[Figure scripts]
★ ★ ★ ★ ★ ★ ★

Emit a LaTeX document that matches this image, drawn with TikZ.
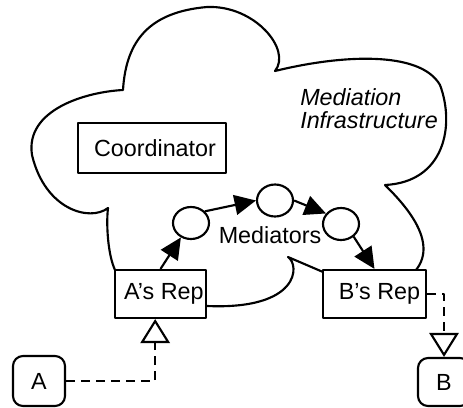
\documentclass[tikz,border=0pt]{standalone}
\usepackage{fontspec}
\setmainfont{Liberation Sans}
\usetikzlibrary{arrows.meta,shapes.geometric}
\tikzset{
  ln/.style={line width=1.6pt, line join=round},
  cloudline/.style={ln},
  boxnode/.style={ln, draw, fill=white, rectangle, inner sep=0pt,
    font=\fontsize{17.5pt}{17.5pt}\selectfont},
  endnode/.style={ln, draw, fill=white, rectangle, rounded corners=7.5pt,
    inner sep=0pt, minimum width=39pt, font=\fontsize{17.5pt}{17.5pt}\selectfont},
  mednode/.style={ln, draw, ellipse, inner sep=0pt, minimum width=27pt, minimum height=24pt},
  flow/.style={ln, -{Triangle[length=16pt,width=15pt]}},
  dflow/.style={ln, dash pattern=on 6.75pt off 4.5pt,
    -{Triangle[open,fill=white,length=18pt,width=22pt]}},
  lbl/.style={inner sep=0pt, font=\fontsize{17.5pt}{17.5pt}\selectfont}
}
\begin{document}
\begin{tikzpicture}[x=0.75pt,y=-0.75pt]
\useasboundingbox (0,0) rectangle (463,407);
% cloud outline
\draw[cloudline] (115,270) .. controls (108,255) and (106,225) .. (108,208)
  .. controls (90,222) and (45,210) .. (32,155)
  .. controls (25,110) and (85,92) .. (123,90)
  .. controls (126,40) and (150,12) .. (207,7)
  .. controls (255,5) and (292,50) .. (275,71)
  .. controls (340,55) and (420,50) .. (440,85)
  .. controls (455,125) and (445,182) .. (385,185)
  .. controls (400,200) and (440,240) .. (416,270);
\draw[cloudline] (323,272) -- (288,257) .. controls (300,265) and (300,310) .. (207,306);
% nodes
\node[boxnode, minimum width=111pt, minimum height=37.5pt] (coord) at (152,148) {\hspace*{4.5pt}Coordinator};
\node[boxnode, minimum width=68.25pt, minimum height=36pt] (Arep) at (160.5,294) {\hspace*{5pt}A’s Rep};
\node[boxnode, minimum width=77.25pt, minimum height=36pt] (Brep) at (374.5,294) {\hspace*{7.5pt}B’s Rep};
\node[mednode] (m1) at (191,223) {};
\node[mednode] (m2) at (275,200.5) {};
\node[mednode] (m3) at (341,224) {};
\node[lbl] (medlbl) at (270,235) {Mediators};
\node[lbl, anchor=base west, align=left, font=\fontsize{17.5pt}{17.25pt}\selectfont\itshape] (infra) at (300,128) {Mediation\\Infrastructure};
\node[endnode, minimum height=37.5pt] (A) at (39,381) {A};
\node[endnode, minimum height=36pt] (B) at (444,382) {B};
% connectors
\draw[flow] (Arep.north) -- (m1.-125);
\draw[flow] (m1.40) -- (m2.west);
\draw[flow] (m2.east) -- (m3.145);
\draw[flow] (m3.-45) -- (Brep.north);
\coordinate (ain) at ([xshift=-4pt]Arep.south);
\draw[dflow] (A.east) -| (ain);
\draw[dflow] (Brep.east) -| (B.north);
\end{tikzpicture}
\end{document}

★ ★ ★ ★ ★ ★ ★

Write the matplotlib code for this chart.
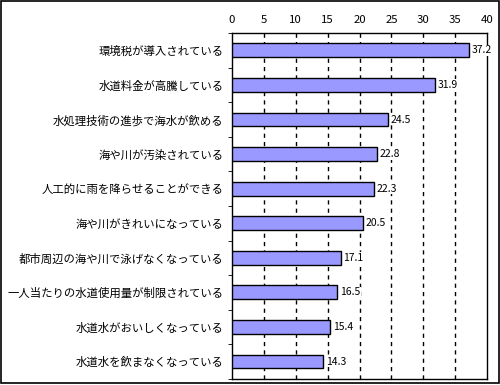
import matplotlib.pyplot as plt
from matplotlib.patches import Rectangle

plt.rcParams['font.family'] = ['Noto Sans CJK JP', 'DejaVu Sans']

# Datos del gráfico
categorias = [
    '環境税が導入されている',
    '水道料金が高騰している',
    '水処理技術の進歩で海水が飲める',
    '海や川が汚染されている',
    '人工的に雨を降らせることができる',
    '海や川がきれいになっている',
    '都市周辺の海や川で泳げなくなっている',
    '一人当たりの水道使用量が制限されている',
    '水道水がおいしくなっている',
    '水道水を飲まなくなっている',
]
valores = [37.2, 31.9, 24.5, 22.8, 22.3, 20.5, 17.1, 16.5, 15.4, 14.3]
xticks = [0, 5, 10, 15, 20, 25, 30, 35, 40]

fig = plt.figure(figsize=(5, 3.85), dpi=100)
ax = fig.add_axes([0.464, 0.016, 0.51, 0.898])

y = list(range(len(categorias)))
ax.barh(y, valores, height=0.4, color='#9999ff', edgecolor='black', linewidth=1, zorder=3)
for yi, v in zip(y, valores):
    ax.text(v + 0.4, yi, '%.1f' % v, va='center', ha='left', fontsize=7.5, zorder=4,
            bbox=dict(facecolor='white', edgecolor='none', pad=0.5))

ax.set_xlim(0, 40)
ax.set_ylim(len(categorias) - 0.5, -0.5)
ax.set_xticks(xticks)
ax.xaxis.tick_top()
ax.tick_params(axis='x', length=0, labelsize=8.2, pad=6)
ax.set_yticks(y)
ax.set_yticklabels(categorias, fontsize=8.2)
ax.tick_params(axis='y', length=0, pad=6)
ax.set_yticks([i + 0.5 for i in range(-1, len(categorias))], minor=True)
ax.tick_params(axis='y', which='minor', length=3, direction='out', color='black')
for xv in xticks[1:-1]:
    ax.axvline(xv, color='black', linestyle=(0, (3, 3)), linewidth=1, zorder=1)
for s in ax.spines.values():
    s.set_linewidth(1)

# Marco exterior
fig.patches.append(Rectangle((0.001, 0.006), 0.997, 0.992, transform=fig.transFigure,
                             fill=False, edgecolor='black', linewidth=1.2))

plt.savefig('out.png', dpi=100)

★ ★ ★ ★ ★ ★ ★

◆ Work to be completed ◆
Look through the data above. Copy every line with the string "this" in it.

◆ In response ◆
Emit a LaTeX document that matches this image, drawn with TikZ.
Write the matplotlib code for this chart.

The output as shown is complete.